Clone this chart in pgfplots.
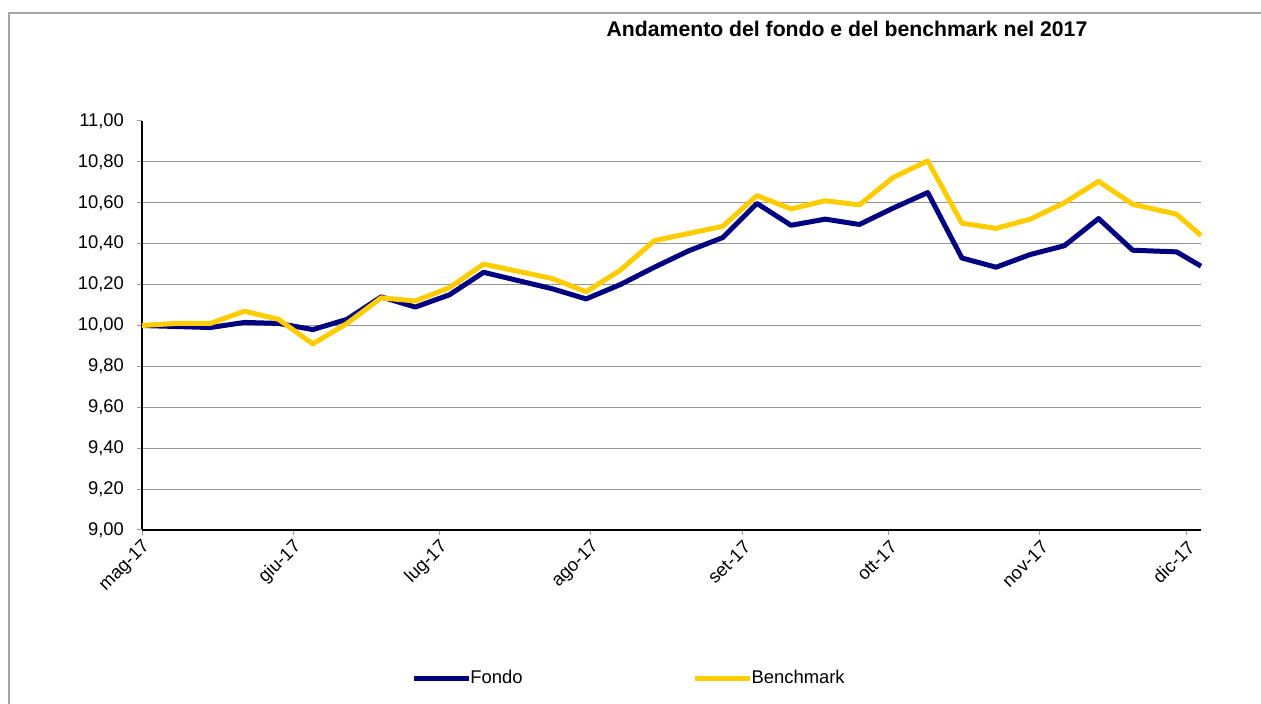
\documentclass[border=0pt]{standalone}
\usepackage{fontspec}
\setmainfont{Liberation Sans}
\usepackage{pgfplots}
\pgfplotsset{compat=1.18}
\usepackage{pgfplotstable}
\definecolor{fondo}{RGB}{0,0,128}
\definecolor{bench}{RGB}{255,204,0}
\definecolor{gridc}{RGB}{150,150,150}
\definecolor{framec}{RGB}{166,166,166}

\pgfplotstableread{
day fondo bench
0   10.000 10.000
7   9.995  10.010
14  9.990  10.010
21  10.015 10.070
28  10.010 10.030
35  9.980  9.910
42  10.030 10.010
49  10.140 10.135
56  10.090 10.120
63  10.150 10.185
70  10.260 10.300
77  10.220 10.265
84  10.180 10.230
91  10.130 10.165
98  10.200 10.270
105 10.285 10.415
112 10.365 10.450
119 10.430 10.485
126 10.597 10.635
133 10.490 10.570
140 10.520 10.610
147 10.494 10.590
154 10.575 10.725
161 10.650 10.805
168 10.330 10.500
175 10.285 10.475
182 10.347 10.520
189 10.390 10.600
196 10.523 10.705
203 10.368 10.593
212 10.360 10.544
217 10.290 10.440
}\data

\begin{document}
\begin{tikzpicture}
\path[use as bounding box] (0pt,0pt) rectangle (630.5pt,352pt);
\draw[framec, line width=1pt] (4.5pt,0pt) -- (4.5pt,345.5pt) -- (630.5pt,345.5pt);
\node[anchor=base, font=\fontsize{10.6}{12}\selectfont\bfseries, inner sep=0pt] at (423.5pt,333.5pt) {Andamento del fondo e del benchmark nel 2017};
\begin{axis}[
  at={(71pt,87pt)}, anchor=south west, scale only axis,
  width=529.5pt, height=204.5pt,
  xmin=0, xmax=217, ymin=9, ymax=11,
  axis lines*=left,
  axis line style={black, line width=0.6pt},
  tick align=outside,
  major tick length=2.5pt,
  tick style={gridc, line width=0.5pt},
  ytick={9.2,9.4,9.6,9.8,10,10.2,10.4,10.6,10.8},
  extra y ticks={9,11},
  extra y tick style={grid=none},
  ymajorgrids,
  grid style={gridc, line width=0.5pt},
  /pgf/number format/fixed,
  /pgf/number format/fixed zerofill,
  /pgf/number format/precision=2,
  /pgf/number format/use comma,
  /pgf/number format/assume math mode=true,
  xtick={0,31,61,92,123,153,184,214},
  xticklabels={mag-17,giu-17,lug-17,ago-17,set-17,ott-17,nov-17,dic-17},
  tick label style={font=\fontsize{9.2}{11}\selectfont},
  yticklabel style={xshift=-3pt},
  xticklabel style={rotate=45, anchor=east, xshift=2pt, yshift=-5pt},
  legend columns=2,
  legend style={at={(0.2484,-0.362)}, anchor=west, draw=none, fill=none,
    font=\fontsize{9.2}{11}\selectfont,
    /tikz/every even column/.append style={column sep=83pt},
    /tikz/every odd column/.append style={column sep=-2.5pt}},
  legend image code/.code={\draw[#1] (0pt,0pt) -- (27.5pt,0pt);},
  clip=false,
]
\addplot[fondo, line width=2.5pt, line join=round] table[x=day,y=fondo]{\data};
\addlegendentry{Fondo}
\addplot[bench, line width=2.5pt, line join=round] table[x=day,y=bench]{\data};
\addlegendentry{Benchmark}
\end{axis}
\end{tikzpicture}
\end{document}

EXERCISE TASK
Using the data above, print every line exactly, omitting pictures.

RIGHT ANSWER
Clone this chart in pgfplots.
\documentclass[border=0pt]{standalone}
\usepackage{fontspec}
\setmainfont{Liberation Sans}
\usepackage{pgfplots}
\pgfplotsset{compat=1.18}
\usepackage{pgfplotstable}
\definecolor{fondo}{RGB}{0,0,128}
\definecolor{bench}{RGB}{255,204,0}
\definecolor{gridc}{RGB}{150,150,150}
\definecolor{framec}{RGB}{166,166,166}

\pgfplotstableread{
day fondo bench
0   10.000 10.000
7   9.995  10.010
14  9.990  10.010
21  10.015 10.070
28  10.010 10.030
35  9.980  9.910
42  10.030 10.010
49  10.140 10.135
56  10.090 10.120
63  10.150 10.185
70  10.260 10.300
77  10.220 10.265
84  10.180 10.230
91  10.130 10.165
98  10.200 10.270
105 10.285 10.415
112 10.365 10.450
119 10.430 10.485
126 10.597 10.635
133 10.490 10.570
140 10.520 10.610
147 10.494 10.590
154 10.575 10.725
161 10.650 10.805
168 10.330 10.500
175 10.285 10.475
182 10.347 10.520
189 10.390 10.600
196 10.523 10.705
203 10.368 10.593
212 10.360 10.544
217 10.290 10.440
}\data

\begin{document}
\begin{tikzpicture}
\path[use as bounding box] (0pt,0pt) rectangle (630.5pt,352pt);
\draw[framec, line width=1pt] (4.5pt,0pt) -- (4.5pt,345.5pt) -- (630.5pt,345.5pt);
\node[anchor=base, font=\fontsize{10.6}{12}\selectfont\bfseries, inner sep=0pt] at (423.5pt,333.5pt) {Andamento del fondo e del benchmark nel 2017};
\begin{axis}[
  at={(71pt,87pt)}, anchor=south west, scale only axis,
  width=529.5pt, height=204.5pt,
  xmin=0, xmax=217, ymin=9, ymax=11,
  axis lines*=left,
  axis line style={black, line width=0.6pt},
  tick align=outside,
  major tick length=2.5pt,
  tick style={gridc, line width=0.5pt},
  ytick={9.2,9.4,9.6,9.8,10,10.2,10.4,10.6,10.8},
  extra y ticks={9,11},
  extra y tick style={grid=none},
  ymajorgrids,
  grid style={gridc, line width=0.5pt},
  /pgf/number format/fixed,
  /pgf/number format/fixed zerofill,
  /pgf/number format/precision=2,
  /pgf/number format/use comma,
  /pgf/number format/assume math mode=true,
  xtick={0,31,61,92,123,153,184,214},
  xticklabels={mag-17,giu-17,lug-17,ago-17,set-17,ott-17,nov-17,dic-17},
  tick label style={font=\fontsize{9.2}{11}\selectfont},
  yticklabel style={xshift=-3pt},
  xticklabel style={rotate=45, anchor=east, xshift=2pt, yshift=-5pt},
  legend columns=2,
  legend style={at={(0.2484,-0.362)}, anchor=west, draw=none, fill=none,
    font=\fontsize{9.2}{11}\selectfont,
    /tikz/every even column/.append style={column sep=83pt},
    /tikz/every odd column/.append style={column sep=-2.5pt}},
  legend image code/.code={\draw[#1] (0pt,0pt) -- (27.5pt,0pt);},
  clip=false,
]
\addplot[fondo, line width=2.5pt, line join=round] table[x=day,y=fondo]{\data};
\addlegendentry{Fondo}
\addplot[bench, line width=2.5pt, line join=round] table[x=day,y=bench]{\data};
\addlegendentry{Benchmark}
\end{axis}
\end{tikzpicture}
\end{document}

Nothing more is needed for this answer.